Sunday, July 31, 2011.
Chicken With Artichokes, Mushrooms, And Spinach.
Last night's big dinner at Assunta's made Mary Ann determine that we will eat at home today. I keep telling her, there is nothing light about eating at home. You have unlimited portions, and you cook what you want. In restaurants, you get only what they give you.
I didn't fight her, though, because a virtual flavor was tickling my brain: chicken with artichokes. This is something I've loved since the first time I tasted it. Which, I think, was from the hand of Joe Segreto when he was running the old Red Onion in Metairie.
The original dish made with artichokes, mushrooms, and a light, slightly winy butter sauce is veal Kottwitz at Brennan's on Royal Street. They also make it with trout. It's one of the best dishes there, and I'd get it more often were it not for the well-known disaffinity between artichokes and wine. And you can't go to Brennan's and not drink a great wine.
The place I eat this and that with artichokes and mushrooms is Impastato's, where the sauce is equally fine on veal, chicken, fish, and soft-shell crabs.
So why don't I ever make it at home. I don't know, but I haven't since I worked up the recipe for my cookbook. Tonight was the night.
The ultimate form of this dish would include fresh baby artichokes. Either the season is past, or the produce managers on the North Shore are even more laggard than usual. Had to go with the canned.
Canned artichokes come in a different kind of can than almost anything else. It has been thus for a long time. I remember when I worked at the Time Saver in the 1960s that while most vegetables came in the standard #303 can, artichokes were packed in the slightly slenderer, primitive-looking #300 can. (Why do I remember minutiae like this?)
The wine I used to glaze the pan was interesting. I have a couple of bottles of the Chardonnay we served at our wedding reception. California, vintage 1986. It was in the back of a pile and I lost track of it. Now it's far over the edge, and noticeably brown. But oxidized wine is what sherry is, and I thought this stuff would add the perfect flavor. It did. And we drank some of it, too.

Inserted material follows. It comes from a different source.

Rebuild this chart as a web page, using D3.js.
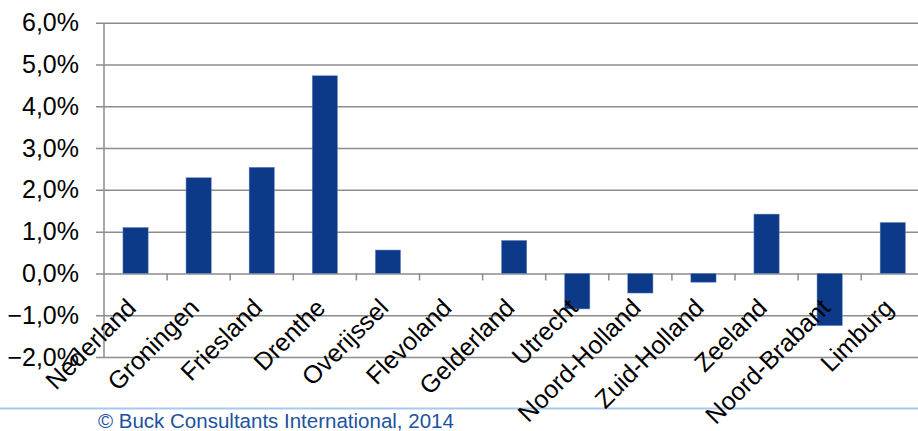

My preference for the chicken is to broil it with skin and bones still in place, but the Marys don't like that. Pounded some skinless breasts (tenders removed) instead. Made a seasoned flour with tarragon, chervil, marjoram, salt and pepper. Dusted the chicken with it. Heated what proved to be a bit too much olive oil until small waves formed on the surface. (I wonder what causes that? I'll ask Alton Brown next time he comes on the show.)
Seared the chicken on both sides for a few minutes, then moved them to the barely-on oven to stay warm. Into the pan went the drained and rinsed artichoke hearts and sliced portobello mushrooms. Mary Ann said she had extra fresh spinach and that I should add it. It didn't occur to me until later that we were edging in the direction of spinach-artichoke dip, the marker dish of chain restaurants. I didn't put in as much as she thought, but what were the chances of that?
I added lemon juice and a little Worcestershire. When the mushrooms were soft, the pan came off the burner and I flicked in a few tablespoons of butter until the sauce got creamy looking. Tasted: ah. A little too much lemon juice. This is no problem for Mary Ann, who likes lemony dishes. I will reduce the squeeze pressure on the lemon next time.
Except for that minor matter, this was exactly what I had in mind for dinner. Mary Ann cooked some brown rice and made a salad, and there we were, around the kitchen counter, eating it up.